In today’s cybersecurity landscape, threats target hardware and firmware—the foundation of computing systems. This article explores how secure boot processes and firmware integrity checks defend against low-level attacks, safeguarding devices from malicious code and ensuring component reliability.
Modern cyberattacks are becoming increasingly sophisticated. Malicious actors exploit vulnerabilities in the boot process and firmware to establish persistent control over devices. These low-level attacks, often employing rootkits and boot kits, remain hidden from traditional security tools, posing a significant threat to data integrity and system functionality.
The Fortifying Power of Secure Boot
Secure boot, a fundamental security feature in modern computing devices, serves as a gatekeeper during the boot process. It prevents the execution of unauthorized or malicious code before the operating system even loads. This is achieved through a meticulously designed sequence of cryptographic checks and validations.
Understanding Secure Boot’s Mechanism:
Root of Trust (RoT): The foundation of secure boot is the RoT, typically implemented within the hardware or firmware. It establishes a chain of trust, starting with a pre-authenticated bootloader.
Cryptographic Verification: Each subsequent stage in the boot process verifies the integrity and authenticity of the next component using cryptographic techniques like digital signatures and hash functions.
Alert and Prevention: Any deviation from the expected state triggers an alert or prevents the system from booting altogether, thwarting attempts to inject malicious code during the critical startup sequence.
Extending Security Beyond Boot: Firmware Integrity
Firmware, the software directly controlling hardware components, is equally vulnerable to tampering attempts. Malicious actors could exploit vulnerabilities in firmware to compromise system functionality or steal sensitive data. Firmware integrity checks play a vital role in mitigating this risk.
These checks validate the authenticity and integrity of firmware images before they are loaded into memory or executed. Similar to secure boot, they leverage cryptographic techniques to ensure the firmware hasn’t been tampered with.
Techniques for Trustworthy Hardware and Firmware
The following indicates the actionable steps to strengthen your security posture:
- Secure Storage and Transmission: Implement robust encryption mechanisms for secure storage and transmission of firmware images, preventing unauthorized access and tampering attempts.
- Regular Verification: Establish a regular process to verify firmware against trusted references (golden images) to ensure they remain unaltered.

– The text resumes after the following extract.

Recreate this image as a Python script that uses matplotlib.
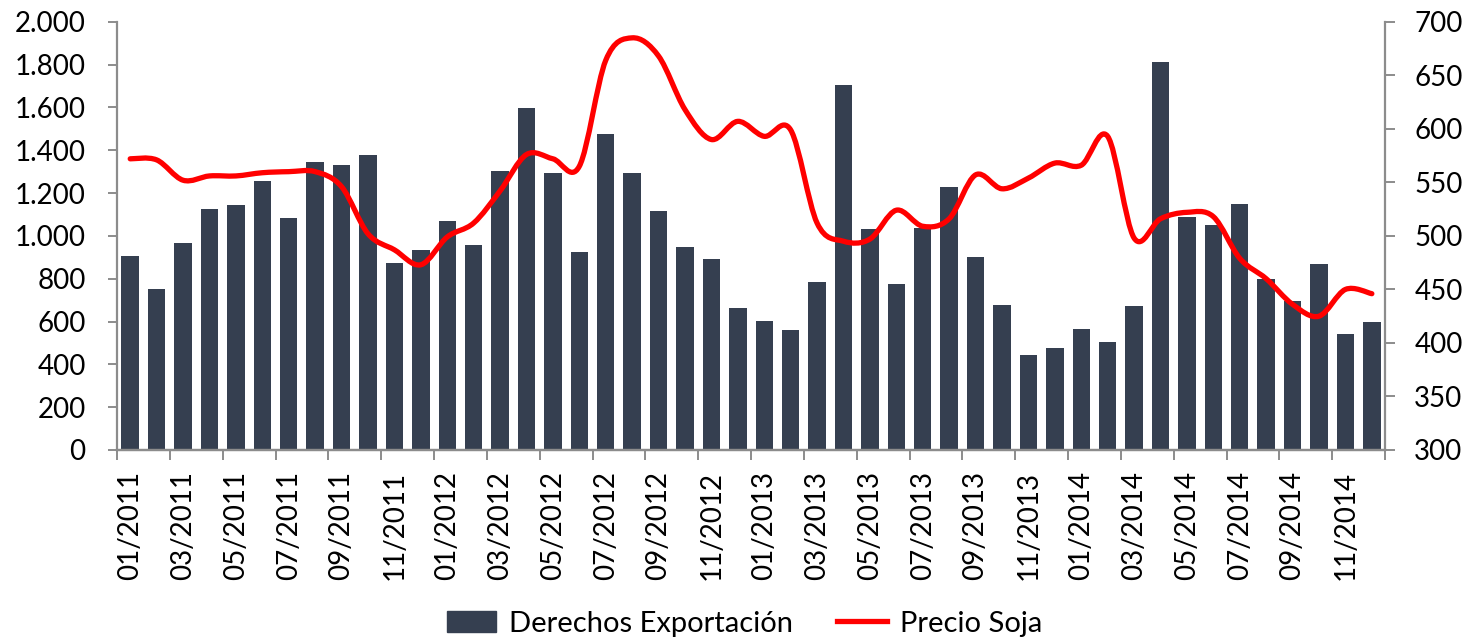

- Secure Update Mechanisms: Employ secure update mechanisms that authenticate firmware updates before installation, preventing unauthorized modifications that could compromise device security.
- Vendor Management: Establish strong relationships with hardware and firmware vendors to ensure timely security patches and updates are readily available.

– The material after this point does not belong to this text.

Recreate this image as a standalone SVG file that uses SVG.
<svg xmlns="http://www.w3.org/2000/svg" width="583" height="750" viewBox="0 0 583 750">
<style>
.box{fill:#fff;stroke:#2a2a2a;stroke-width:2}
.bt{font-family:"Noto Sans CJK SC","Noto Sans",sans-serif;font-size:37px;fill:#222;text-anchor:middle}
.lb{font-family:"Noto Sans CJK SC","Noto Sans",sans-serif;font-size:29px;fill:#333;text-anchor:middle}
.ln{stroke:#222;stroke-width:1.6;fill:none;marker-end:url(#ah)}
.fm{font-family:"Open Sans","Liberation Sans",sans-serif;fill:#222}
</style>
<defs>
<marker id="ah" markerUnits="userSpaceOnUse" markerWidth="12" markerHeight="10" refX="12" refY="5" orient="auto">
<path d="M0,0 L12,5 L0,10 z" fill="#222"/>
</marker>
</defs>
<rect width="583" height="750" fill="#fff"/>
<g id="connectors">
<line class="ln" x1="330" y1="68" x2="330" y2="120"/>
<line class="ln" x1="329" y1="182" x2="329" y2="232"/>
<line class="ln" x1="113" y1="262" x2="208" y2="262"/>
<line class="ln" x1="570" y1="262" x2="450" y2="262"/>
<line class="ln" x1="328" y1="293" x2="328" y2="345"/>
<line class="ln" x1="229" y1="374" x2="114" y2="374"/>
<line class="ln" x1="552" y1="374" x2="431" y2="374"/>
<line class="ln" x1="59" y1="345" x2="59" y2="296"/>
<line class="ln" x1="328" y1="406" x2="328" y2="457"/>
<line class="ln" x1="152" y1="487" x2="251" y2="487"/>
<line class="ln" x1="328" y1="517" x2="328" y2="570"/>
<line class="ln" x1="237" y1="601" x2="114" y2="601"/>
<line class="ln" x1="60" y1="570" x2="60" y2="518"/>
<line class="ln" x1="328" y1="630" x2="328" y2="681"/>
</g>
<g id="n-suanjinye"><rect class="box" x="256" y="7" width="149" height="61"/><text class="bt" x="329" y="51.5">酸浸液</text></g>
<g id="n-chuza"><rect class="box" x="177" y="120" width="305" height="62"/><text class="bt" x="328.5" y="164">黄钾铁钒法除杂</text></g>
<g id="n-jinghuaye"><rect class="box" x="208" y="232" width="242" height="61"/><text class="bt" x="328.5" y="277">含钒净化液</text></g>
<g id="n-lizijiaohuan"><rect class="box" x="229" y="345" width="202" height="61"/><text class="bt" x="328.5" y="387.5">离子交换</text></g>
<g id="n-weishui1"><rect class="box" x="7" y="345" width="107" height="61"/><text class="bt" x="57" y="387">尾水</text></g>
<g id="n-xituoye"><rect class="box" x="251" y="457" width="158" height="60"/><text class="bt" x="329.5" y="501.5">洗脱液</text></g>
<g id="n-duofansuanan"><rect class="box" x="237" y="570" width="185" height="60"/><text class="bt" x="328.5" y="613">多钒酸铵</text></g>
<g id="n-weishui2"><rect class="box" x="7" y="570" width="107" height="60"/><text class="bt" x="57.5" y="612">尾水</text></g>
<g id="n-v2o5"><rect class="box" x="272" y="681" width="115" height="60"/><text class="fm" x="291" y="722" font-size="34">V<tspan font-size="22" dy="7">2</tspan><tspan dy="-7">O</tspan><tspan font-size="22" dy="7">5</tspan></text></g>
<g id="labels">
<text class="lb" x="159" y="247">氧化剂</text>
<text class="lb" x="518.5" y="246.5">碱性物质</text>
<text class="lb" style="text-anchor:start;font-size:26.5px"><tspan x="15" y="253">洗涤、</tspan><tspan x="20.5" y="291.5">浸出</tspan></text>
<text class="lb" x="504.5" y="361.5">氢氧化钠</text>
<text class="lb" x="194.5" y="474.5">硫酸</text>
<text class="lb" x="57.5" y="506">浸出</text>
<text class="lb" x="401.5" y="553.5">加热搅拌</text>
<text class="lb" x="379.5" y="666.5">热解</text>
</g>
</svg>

Conclusion: Building a Secure Foundation
By implementing secure boot processes and stringent firmware integrity checks, organizations can significantly enhance their overall cybersecurity posture. These mechanisms establish a chain of trust and methodically validate critical components, ensuring only authorized code executes on devices. This proactive approach forms the foundation of device security, mitigating the risk of low-level attacks and safeguarding sensitive data and infrastructure.